• _Given instruction_
Copy verbatim the material from its first line to the line that holds "400, 450, 500];", including that line.

** Start Information provided **

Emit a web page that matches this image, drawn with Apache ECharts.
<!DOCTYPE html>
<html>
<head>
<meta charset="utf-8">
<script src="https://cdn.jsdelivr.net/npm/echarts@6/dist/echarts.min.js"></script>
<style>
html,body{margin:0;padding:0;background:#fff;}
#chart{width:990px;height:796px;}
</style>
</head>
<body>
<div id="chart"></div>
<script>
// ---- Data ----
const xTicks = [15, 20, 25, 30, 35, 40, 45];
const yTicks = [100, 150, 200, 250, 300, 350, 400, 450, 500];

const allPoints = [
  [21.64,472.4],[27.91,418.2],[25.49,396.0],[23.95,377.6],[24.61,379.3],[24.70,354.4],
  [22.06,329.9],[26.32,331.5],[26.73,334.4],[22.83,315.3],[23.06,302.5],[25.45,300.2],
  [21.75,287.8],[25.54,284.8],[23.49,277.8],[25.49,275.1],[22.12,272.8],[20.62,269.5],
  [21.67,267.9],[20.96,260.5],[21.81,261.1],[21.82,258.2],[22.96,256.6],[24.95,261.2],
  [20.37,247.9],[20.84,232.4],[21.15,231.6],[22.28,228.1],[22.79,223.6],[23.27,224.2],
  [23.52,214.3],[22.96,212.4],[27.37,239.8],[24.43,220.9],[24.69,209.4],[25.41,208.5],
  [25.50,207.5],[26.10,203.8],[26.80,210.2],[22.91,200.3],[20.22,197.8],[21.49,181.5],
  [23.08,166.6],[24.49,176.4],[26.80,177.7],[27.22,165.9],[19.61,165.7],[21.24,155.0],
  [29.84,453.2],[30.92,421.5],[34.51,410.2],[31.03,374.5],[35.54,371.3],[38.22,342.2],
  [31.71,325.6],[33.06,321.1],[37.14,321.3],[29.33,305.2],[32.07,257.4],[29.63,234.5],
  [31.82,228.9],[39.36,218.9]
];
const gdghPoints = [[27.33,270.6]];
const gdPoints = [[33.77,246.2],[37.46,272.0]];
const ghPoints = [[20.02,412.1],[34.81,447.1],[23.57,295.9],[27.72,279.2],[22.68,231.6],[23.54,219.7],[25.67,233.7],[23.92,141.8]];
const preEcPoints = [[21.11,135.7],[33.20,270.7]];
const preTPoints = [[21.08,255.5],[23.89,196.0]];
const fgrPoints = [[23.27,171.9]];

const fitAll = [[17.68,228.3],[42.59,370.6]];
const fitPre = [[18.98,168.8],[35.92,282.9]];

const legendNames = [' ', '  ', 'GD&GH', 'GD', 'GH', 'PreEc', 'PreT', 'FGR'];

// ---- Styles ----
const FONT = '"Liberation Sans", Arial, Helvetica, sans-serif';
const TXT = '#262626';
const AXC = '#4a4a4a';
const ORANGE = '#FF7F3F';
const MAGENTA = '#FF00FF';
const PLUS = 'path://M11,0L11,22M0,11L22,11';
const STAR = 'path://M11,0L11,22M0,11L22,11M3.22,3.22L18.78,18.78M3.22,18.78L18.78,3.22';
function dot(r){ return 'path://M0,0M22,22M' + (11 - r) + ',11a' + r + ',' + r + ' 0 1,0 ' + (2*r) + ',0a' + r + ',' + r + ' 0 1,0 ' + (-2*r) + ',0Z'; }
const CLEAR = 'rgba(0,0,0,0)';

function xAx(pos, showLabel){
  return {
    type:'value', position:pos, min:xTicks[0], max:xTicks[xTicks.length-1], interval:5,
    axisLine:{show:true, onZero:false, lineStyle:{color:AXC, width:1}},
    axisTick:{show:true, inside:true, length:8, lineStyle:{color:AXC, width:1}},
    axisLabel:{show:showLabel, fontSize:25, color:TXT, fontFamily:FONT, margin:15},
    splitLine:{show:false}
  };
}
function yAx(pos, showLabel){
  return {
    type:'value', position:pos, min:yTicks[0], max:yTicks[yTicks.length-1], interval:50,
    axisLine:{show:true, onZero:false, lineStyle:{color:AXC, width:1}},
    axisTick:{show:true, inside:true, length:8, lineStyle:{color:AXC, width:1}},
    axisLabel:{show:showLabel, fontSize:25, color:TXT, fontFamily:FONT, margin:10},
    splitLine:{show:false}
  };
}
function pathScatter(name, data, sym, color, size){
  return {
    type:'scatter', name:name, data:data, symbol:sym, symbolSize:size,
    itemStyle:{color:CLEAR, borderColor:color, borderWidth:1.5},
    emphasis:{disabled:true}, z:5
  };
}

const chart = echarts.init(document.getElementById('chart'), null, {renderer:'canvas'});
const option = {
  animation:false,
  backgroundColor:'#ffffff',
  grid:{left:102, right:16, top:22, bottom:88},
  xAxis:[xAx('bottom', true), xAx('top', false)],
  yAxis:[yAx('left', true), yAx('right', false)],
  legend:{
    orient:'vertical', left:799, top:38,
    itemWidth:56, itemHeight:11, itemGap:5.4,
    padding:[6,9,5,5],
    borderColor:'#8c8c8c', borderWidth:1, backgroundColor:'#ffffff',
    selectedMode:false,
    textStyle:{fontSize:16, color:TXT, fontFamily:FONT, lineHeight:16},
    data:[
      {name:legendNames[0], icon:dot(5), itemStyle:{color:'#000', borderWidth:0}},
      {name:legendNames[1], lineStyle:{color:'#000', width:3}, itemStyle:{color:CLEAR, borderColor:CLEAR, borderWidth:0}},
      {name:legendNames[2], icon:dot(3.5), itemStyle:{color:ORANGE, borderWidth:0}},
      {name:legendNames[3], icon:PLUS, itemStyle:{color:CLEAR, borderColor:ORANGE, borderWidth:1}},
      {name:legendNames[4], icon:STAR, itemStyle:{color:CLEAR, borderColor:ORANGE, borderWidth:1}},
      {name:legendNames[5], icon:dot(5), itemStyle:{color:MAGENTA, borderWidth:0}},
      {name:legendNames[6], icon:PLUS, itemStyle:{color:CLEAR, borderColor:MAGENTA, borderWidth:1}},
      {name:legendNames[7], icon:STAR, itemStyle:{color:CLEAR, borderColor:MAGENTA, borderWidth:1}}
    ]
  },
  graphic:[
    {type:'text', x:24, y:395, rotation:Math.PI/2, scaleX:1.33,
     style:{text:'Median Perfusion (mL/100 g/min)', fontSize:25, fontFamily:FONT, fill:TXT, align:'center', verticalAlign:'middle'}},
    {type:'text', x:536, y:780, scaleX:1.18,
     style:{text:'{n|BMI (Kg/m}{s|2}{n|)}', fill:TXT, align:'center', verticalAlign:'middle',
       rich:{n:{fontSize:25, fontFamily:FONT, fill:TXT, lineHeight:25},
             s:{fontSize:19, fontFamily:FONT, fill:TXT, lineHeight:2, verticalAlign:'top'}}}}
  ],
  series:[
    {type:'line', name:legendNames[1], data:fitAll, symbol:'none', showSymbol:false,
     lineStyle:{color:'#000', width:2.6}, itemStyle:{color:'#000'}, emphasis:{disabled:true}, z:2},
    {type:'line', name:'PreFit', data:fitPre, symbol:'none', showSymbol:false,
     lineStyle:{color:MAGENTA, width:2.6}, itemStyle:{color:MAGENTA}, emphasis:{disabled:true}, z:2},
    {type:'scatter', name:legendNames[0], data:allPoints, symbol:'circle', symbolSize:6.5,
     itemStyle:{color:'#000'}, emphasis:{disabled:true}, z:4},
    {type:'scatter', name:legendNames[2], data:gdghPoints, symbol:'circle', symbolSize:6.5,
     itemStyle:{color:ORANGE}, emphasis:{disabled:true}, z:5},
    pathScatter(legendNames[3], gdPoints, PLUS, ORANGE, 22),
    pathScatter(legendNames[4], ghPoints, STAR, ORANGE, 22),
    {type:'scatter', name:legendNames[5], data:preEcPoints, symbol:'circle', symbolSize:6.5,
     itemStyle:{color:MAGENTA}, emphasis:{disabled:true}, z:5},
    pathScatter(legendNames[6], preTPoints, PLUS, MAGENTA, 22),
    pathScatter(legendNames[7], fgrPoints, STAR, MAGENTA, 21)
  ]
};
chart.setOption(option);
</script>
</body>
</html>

** End Information provided **

• _Solution to this task_
Emit a web page that matches this image, drawn with Apache ECharts.
<!DOCTYPE html>
<html>
<head>
<meta charset="utf-8">
<script src="https://cdn.jsdelivr.net/npm/echarts@6/dist/echarts.min.js"></script>
<style>
html,body{margin:0;padding:0;background:#fff;}
#chart{width:990px;height:796px;}
</style>
</head>
<body>
<div id="chart"></div>
<script>
// ---- Data ----
const xTicks = [15, 20, 25, 30, 35, 40, 45];
const yTicks = [100, 150, 200, 250, 300, 350, 400, 450, 500];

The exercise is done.